YOUR INSTRUCTIONS >> Take the line containing "Generate a component", the line containing "import * as", and all lines between them, and transcribe them exactly. Leave out pictures.

RECORDS FOR THE EXERCISE >>

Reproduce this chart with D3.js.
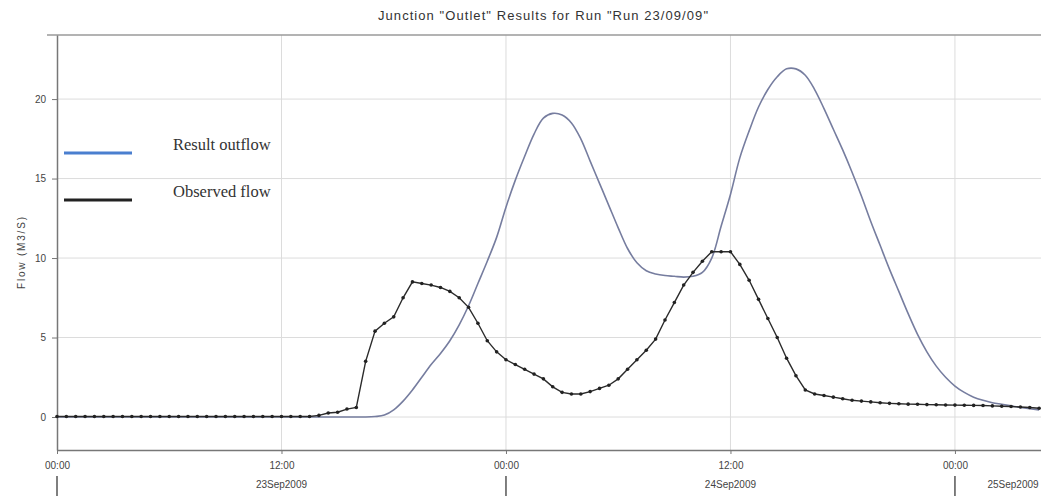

* * *

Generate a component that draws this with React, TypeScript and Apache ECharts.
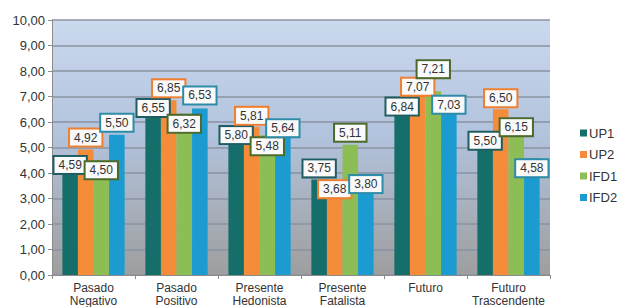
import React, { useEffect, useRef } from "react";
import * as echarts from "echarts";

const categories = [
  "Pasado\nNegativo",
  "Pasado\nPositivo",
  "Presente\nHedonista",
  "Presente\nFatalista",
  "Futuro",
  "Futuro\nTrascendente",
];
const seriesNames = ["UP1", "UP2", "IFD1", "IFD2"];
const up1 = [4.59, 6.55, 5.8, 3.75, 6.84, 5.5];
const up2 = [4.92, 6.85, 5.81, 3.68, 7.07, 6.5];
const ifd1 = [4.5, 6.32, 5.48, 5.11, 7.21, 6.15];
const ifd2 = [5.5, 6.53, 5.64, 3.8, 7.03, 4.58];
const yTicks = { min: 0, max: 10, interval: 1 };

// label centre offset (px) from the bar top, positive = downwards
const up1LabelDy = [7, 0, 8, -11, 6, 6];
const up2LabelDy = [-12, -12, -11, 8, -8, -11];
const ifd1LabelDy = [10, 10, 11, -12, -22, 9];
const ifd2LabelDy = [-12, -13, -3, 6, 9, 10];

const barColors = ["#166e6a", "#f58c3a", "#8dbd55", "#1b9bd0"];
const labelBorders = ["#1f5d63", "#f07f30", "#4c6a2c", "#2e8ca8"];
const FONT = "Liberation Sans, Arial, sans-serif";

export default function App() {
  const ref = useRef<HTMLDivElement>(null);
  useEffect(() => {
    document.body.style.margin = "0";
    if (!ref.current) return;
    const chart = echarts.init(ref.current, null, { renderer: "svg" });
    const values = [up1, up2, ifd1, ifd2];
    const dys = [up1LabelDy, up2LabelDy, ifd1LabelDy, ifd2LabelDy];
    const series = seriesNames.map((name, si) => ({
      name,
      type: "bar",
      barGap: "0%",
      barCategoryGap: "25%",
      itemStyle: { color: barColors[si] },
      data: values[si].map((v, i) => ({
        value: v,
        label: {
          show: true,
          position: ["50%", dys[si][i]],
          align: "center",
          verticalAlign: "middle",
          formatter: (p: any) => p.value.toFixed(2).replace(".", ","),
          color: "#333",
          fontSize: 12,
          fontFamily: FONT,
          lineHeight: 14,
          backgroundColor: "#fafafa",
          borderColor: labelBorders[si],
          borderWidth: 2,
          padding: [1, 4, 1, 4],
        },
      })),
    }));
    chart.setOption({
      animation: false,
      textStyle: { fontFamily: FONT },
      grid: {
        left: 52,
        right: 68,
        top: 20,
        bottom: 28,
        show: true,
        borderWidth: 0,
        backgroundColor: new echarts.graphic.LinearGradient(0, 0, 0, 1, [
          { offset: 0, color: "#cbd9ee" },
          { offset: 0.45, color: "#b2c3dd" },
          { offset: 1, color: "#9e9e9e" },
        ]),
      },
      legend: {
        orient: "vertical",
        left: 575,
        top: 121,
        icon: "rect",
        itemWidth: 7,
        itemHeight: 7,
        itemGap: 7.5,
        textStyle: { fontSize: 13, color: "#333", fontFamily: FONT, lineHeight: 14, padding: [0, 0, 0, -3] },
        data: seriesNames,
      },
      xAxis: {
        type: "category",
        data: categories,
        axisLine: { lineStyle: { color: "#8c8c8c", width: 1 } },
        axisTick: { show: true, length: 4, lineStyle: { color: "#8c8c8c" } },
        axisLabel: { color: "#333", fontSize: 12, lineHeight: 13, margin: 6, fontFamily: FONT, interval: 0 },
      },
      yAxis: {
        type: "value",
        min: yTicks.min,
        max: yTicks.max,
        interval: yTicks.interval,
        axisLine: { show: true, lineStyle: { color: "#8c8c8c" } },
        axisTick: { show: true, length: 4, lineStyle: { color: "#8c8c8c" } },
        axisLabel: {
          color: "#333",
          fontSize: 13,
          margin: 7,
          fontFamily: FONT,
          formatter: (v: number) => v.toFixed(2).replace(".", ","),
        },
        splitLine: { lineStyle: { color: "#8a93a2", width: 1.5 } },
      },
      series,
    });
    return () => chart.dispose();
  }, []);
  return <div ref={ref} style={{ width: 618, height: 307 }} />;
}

EXERCISE RESULT >>
Generate a component that draws this with React, TypeScript and Apache ECharts.
import React, { useEffect, useRef } from "react";
import * as echarts from "echarts";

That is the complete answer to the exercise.